NSA says public trust in British food must not be undermined

19th October 2021

Trust in British food must not be undermined by the Government and policymakers in reaching trade deals and net zero obligations. That is the message from the National Sheep Association (NSA), which urges Ministers to fulfil their commitments to ensure the Trade and Agriculture Commission (TAC) is in place in time to properly scrutinise the UK/Australia trade deal.
Disruption caused by Brexit and Covid-19 has resulted in more of the British public valuing what they are eating, where it has come from and the conditions under which it has been produced. NSA says this presents an opportunity to build on the support of the British public for good animal welfare and environmental practice as well as supporting British businesses, rather than undermining it.
Phil Stocker, NSA Chief Executive, says: “While much of COP26 will headline on global warming and nature recovery, NSA has consistently said the sustainability of the planet needs to be measured on a far wider set of metrics. We have to work harder to consider the interrelation and trade-offs of everything we do. For example, it is easy to say let’s stop eating meat and wind down the UK’s livestock industry, but do we really know what impact that would have on peoples’ long term health? Do we know what impact a massive increase in the production of protein crops would have on land-use across the world? Or how the loss of grasslands in the UK would affect our wildlife? Britain cannot adopt demanding standards for environmental protection and animal welfare but simply allow food to be imported that doesn’t meet our exacting standards, as then, on a global scale, we achieve nothing. Things may look fine within our horizons, but how about beyond them? Out of sight out of mind?”
It is therefore fundamental, NSA maintains, for the UK Government to show consistency in its approach to managing climate change, food security, agricultural sustainability and international trade negotiations. It is important for the British public’s confidence to be preserved and, as new policies and support systems are introduced, ensure farmers are not left to make a choice determined by financial solidity versus maintaining high standards.

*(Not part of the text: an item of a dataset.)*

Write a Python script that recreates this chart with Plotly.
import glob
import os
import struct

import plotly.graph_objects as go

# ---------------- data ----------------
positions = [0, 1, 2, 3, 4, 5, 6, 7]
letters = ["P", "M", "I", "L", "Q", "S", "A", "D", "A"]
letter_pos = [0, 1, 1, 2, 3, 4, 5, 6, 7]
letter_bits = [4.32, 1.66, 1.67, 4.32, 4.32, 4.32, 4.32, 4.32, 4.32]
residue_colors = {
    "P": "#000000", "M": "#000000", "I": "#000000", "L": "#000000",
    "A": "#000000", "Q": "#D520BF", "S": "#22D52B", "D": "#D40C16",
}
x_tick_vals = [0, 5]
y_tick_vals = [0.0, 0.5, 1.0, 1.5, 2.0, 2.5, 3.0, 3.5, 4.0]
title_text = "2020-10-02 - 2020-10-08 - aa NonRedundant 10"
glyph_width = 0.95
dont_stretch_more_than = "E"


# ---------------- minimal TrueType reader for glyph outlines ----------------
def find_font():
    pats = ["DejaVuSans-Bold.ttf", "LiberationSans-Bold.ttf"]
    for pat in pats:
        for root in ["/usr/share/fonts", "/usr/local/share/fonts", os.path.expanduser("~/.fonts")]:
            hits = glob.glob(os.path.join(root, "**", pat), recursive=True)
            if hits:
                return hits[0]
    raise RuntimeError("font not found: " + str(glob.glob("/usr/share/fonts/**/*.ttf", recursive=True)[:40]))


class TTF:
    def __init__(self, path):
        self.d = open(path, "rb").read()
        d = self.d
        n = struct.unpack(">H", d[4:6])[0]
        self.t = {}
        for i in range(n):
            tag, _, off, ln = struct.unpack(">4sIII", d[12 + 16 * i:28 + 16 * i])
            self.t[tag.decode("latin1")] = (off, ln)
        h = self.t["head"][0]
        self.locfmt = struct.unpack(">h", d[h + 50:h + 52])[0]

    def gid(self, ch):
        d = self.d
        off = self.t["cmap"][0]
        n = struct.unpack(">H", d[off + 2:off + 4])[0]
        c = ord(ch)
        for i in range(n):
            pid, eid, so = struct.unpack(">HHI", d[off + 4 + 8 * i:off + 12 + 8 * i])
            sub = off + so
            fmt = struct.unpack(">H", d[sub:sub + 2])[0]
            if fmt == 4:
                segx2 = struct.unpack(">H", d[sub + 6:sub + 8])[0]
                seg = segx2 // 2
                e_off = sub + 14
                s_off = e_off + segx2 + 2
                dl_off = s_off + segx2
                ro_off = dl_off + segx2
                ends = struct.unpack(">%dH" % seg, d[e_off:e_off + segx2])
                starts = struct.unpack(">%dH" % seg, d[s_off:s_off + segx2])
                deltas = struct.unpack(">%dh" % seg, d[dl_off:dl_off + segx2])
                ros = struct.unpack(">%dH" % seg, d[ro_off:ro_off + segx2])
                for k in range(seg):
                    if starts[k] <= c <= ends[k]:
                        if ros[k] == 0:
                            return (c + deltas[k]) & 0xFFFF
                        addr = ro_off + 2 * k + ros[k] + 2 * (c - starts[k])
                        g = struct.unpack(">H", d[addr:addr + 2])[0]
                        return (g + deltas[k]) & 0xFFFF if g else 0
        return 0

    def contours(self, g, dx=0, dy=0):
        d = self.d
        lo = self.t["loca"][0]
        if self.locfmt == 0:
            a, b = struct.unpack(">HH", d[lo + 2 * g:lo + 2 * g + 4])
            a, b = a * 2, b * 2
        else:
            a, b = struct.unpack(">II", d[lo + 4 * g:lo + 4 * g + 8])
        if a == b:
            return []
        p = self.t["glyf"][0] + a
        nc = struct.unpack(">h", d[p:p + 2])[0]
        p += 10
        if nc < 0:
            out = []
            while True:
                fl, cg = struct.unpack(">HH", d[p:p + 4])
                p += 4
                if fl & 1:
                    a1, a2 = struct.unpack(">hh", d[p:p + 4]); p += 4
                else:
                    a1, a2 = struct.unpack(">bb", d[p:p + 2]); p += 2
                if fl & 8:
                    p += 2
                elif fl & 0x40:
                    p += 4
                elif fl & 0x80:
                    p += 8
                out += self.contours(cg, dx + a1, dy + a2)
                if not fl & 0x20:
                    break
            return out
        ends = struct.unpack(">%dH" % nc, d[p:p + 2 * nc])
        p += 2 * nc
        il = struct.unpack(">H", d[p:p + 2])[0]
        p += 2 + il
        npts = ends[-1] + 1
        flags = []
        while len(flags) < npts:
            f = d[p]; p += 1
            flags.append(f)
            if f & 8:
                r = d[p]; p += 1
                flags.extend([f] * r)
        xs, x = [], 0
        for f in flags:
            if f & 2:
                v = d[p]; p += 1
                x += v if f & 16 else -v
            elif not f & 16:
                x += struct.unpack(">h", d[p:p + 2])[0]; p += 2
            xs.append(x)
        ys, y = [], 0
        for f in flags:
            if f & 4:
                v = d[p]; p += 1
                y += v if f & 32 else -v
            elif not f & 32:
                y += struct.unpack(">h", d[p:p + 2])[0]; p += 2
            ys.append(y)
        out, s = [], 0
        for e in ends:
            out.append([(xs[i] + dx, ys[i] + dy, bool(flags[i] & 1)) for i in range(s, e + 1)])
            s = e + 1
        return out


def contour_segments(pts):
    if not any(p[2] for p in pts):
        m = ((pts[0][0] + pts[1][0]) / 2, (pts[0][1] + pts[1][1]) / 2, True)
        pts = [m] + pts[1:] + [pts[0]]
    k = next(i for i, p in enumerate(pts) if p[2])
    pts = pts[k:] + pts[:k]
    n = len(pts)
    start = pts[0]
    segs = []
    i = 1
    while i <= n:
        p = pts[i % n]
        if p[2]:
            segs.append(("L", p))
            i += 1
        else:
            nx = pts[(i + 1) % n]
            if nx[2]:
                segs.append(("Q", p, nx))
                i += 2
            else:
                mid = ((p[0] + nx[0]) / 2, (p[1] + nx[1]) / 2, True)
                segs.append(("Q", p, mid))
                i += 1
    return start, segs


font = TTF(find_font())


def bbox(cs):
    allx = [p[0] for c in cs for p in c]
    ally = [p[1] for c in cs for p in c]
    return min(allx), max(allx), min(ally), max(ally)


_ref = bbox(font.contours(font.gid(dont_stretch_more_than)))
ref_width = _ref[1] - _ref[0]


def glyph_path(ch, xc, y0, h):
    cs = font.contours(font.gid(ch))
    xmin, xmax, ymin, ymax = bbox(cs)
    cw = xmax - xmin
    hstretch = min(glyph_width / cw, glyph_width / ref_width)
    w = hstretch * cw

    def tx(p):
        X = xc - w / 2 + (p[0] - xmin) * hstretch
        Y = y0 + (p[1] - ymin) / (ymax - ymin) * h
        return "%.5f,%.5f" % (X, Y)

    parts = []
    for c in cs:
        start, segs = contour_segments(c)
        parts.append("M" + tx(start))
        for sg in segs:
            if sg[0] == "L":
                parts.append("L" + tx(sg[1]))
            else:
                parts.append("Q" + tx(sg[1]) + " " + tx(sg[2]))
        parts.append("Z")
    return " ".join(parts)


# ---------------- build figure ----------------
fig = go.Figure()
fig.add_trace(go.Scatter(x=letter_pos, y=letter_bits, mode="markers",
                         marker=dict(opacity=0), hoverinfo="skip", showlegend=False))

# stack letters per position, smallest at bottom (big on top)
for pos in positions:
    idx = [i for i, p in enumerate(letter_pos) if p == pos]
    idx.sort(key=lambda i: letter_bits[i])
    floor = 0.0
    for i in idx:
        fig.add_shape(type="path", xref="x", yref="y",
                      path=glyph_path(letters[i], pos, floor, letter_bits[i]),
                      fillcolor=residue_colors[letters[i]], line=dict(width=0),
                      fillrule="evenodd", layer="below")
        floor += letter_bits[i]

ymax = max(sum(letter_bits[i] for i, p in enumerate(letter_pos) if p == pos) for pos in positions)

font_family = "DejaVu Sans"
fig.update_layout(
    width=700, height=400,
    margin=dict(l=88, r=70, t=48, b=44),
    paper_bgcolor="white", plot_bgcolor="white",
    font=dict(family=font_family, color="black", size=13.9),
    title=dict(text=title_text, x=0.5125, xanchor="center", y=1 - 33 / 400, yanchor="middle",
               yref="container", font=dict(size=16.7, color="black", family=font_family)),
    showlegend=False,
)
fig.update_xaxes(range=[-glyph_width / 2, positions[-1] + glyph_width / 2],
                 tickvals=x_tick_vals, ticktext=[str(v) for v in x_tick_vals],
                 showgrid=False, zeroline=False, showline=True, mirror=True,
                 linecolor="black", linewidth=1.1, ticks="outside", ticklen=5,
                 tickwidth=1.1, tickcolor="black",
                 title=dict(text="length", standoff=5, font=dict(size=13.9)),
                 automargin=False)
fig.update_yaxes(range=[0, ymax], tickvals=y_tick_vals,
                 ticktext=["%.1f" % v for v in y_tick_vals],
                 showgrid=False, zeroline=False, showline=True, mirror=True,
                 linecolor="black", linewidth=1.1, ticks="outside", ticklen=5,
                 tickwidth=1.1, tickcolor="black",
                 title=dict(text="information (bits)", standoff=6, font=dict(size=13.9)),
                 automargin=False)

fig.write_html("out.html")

Mr Stocker continues: “This is why the Trade and Agriculture Commission is so important. We can only be a world leader in raising standards, crucial if we are to meet COP26 interests, if we negatively affect things across the globe. I could argue that we are probably beyond the point where the trade deal with Australia can be affected by Parliament or the TAC. But it can never be too late and, while we have had no action to date on the TAC, it would send out a reassuring message to announce its existence before COP26 gets underway.”
The initial fixed-term TAC delivered its report in March 2021 and one of the five key recommendations it made was for the UK Government to develop effective approaches to scrutiny and analysis of FTAs, and the need to balance opportunities with not undermining the UK’s world leading environmental and animal welfare standards – but that was six months ago now.